» **Set problem**: Restate the data word for word and leave the images out.

-- START Dataset content --

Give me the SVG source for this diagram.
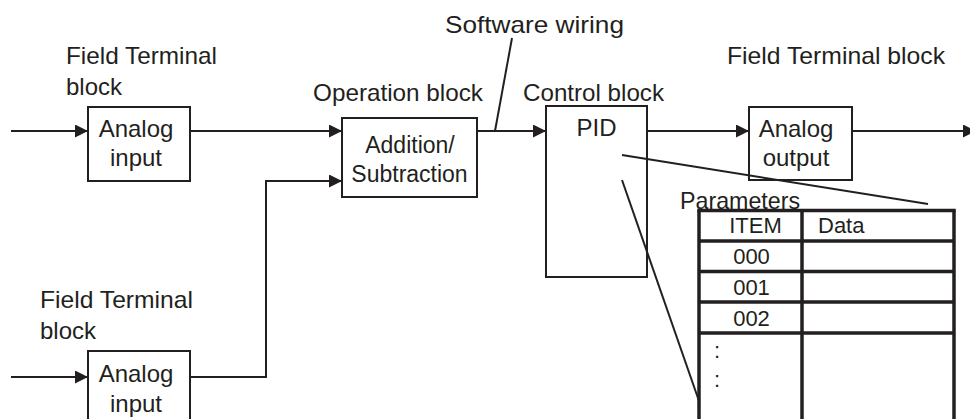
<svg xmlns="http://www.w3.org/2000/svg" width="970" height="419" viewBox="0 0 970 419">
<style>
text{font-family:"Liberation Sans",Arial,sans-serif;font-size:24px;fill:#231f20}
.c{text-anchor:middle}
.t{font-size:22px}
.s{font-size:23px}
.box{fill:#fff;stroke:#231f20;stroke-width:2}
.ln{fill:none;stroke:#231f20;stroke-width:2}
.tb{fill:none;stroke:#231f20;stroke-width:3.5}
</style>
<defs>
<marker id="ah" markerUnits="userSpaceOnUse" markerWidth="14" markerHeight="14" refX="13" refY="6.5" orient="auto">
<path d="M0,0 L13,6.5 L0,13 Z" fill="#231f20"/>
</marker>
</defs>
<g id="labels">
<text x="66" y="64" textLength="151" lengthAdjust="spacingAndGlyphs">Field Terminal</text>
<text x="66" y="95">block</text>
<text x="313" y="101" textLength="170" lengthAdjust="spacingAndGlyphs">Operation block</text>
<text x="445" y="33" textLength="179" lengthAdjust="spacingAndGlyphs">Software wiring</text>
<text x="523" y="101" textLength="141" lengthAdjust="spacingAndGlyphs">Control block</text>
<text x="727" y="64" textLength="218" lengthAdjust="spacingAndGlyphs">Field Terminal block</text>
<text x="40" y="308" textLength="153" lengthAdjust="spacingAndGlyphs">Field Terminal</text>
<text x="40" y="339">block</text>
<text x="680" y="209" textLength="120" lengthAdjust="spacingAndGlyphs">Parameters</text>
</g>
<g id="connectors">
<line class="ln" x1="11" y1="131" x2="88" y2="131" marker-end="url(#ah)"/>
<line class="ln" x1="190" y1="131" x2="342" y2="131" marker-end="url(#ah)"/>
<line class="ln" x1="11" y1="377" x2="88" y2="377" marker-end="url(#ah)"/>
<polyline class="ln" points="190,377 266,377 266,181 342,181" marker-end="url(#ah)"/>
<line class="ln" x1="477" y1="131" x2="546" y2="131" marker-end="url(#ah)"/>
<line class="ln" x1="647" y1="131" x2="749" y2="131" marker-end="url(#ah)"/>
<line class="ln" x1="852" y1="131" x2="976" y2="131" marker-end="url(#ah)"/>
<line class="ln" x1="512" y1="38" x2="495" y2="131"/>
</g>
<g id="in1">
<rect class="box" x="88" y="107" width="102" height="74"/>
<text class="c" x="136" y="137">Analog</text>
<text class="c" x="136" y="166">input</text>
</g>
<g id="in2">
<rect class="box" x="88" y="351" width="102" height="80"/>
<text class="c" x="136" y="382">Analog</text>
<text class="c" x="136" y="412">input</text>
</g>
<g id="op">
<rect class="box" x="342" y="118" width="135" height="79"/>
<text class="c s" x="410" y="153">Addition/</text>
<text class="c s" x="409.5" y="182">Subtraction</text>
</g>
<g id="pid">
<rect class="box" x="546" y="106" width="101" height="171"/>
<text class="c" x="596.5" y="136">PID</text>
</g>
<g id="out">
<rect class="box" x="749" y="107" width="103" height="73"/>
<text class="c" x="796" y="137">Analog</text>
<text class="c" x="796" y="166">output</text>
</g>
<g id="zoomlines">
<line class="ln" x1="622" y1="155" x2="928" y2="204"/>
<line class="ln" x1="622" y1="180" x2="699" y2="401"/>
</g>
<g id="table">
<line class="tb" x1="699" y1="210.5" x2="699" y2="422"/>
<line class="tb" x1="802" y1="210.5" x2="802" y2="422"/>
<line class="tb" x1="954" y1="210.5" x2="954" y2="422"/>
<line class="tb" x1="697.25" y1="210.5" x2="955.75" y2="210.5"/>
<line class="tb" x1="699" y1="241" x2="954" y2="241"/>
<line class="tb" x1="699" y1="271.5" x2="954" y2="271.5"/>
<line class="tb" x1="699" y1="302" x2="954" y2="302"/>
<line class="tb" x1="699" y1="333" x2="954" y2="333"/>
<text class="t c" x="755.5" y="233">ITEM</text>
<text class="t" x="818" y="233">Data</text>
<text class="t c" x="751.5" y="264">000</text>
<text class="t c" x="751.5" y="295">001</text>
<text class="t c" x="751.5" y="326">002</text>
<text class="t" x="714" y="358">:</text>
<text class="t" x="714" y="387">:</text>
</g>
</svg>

-- END Dataset content --

» **The reply**:
Give me the SVG source for this diagram.
<svg xmlns="http://www.w3.org/2000/svg" width="970" height="419" viewBox="0 0 970 419">
<style>
text{font-family:"Liberation Sans",Arial,sans-serif;font-size:24px;fill:#231f20}
.c{text-anchor:middle}
.t{font-size:22px}
.s{font-size:23px}
.box{fill:#fff;stroke:#231f20;stroke-width:2}
.ln{fill:none;stroke:#231f20;stroke-width:2}
.tb{fill:none;stroke:#231f20;stroke-width:3.5}
</style>
<defs>
<marker id="ah" markerUnits="userSpaceOnUse" markerWidth="14" markerHeight="14" refX="13" refY="6.5" orient="auto">
<path d="M0,0 L13,6.5 L0,13 Z" fill="#231f20"/>
</marker>
</defs>
<g id="labels">
<text x="66" y="64" textLength="151" lengthAdjust="spacingAndGlyphs">Field Terminal</text>
<text x="66" y="95">block</text>
<text x="313" y="101" textLength="170" lengthAdjust="spacingAndGlyphs">Operation block</text>
<text x="445" y="33" textLength="179" lengthAdjust="spacingAndGlyphs">Software wiring</text>
<text x="523" y="101" textLength="141" lengthAdjust="spacingAndGlyphs">Control block</text>
<text x="727" y="64" textLength="218" lengthAdjust="spacingAndGlyphs">Field Terminal block</text>
<text x="40" y="308" textLength="153" lengthAdjust="spacingAndGlyphs">Field Terminal</text>
<text x="40" y="339">block</text>
<text x="680" y="209" textLength="120" lengthAdjust="spacingAndGlyphs">Parameters</text>
</g>
<g id="connectors">
<line class="ln" x1="11" y1="131" x2="88" y2="131" marker-end="url(#ah)"/>
<line class="ln" x1="190" y1="131" x2="342" y2="131" marker-end="url(#ah)"/>
<line class="ln" x1="11" y1="377" x2="88" y2="377" marker-end="url(#ah)"/>
<polyline class="ln" points="190,377 266,377 266,181 342,181" marker-end="url(#ah)"/>
<line class="ln" x1="477" y1="131" x2="546" y2="131" marker-end="url(#ah)"/>
<line class="ln" x1="647" y1="131" x2="749" y2="131" marker-end="url(#ah)"/>
<line class="ln" x1="852" y1="131" x2="976" y2="131" marker-end="url(#ah)"/>
<line class="ln" x1="512" y1="38" x2="495" y2="131"/>
</g>
<g id="in1">
<rect class="box" x="88" y="107" width="102" height="74"/>
<text class="c" x="136" y="137">Analog</text>
<text class="c" x="136" y="166">input</text>
</g>
<g id="in2">
<rect class="box" x="88" y="351" width="102" height="80"/>
<text class="c" x="136" y="382">Analog</text>
<text class="c" x="136" y="412">input</text>
</g>
<g id="op">
<rect class="box" x="342" y="118" width="135" height="79"/>
<text class="c s" x="410" y="153">Addition/</text>
<text class="c s" x="409.5" y="182">Subtraction</text>
</g>
<g id="pid">
<rect class="box" x="546" y="106" width="101" height="171"/>
<text class="c" x="596.5" y="136">PID</text>
</g>
<g id="out">
<rect class="box" x="749" y="107" width="103" height="73"/>
<text class="c" x="796" y="137">Analog</text>
<text class="c" x="796" y="166">output</text>
</g>
<g id="zoomlines">
<line class="ln" x1="622" y1="155" x2="928" y2="204"/>
<line class="ln" x1="622" y1="180" x2="699" y2="401"/>
</g>
<g id="table">
<line class="tb" x1="699" y1="210.5" x2="699" y2="422"/>
<line class="tb" x1="802" y1="210.5" x2="802" y2="422"/>
<line class="tb" x1="954" y1="210.5" x2="954" y2="422"/>
<line class="tb" x1="697.25" y1="210.5" x2="955.75" y2="210.5"/>
<line class="tb" x1="699" y1="241" x2="954" y2="241"/>
<line class="tb" x1="699" y1="271.5" x2="954" y2="271.5"/>
<line class="tb" x1="699" y1="302" x2="954" y2="302"/>
<line class="tb" x1="699" y1="333" x2="954" y2="333"/>
<text class="t c" x="755.5" y="233">ITEM</text>
<text class="t" x="818" y="233">Data</text>
<text class="t c" x="751.5" y="264">000</text>
<text class="t c" x="751.5" y="295">001</text>
<text class="t c" x="751.5" y="326">002</text>
<text class="t" x="714" y="358">:</text>
<text class="t" x="714" y="387">:</text>
</g>
</svg>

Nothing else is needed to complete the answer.